10. [eiser] heeft verder naar voren gebracht dat hij meerdere keren naar de garage is geweest en het probleem van de tik in de motor heeft voorgelegd, maar dat hem te verstaan is gegeven, nadat de olie was bijgevuld, dat hij ermee kon doorrijden en dat hij na ongeveer 1000 km moest terugkomen. Hij heeft hiervan bewijs aangeboden door het horen van de betreffende servicemonteur. Naar het oordeel van de kantonrechter staat voldoende vast dat de motor van de auto kuren vertoonde (zie ro. 11). Dat is voor de garage kennelijk geen aanleiding geweest tot een meer grondig onderzoek of reparatie over te gaan. Men heeft volstaan met het meerdere keren bijvullen van olie. Onder deze omstandigheden is het [eiser] niet te verwijten dat hij vervolgens weer met de auto gaat rijden. De stellingen van PSA op dit punt worden daarom gepasseerd.
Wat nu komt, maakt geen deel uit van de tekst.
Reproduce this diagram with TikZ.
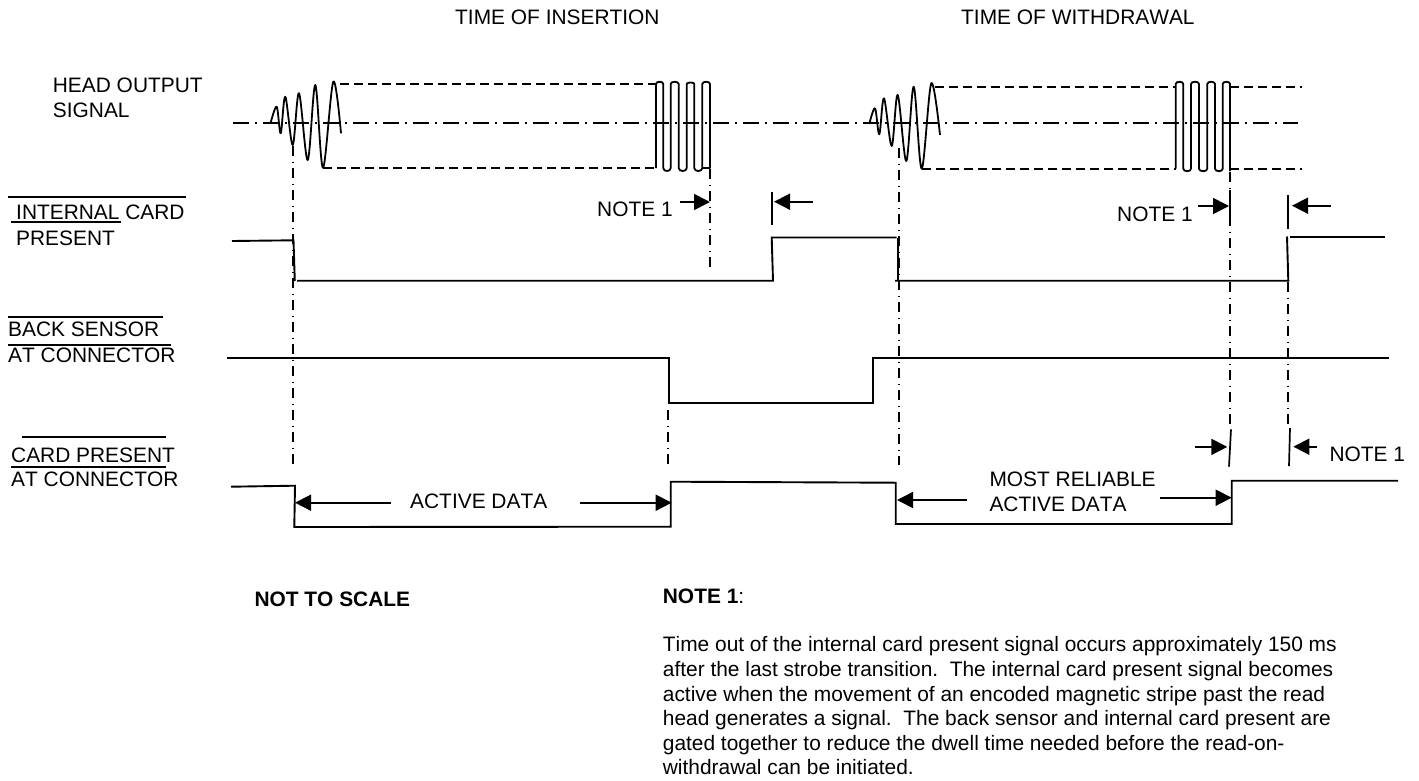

10. De conclusie is dat [eiser] zonder rechtsgrond tot betaling van de motorschade aan PSA is overgegaan. Zijn vordering tot (terug-) betaling zal daarom als na te melden worden toegewezen. Hetzelfde geldt voor de vordering van buitengerechtelijke kosten, nu voldoende vaststaat dat buitengerechtelijke werkzaamheden zijn verricht en op dit punt geen verweer is gevoerd.
10. PSA zal als de in het ongelijk gestelde partij in de proceskosten worden veroordeeld, welke kosten worden begroot op € 244,00 aan griffierecht, € 125,03 aan explootkosten en € 622,00 als salaris gemachtigde (2 punten à € 311,00), in totaal € 991,03.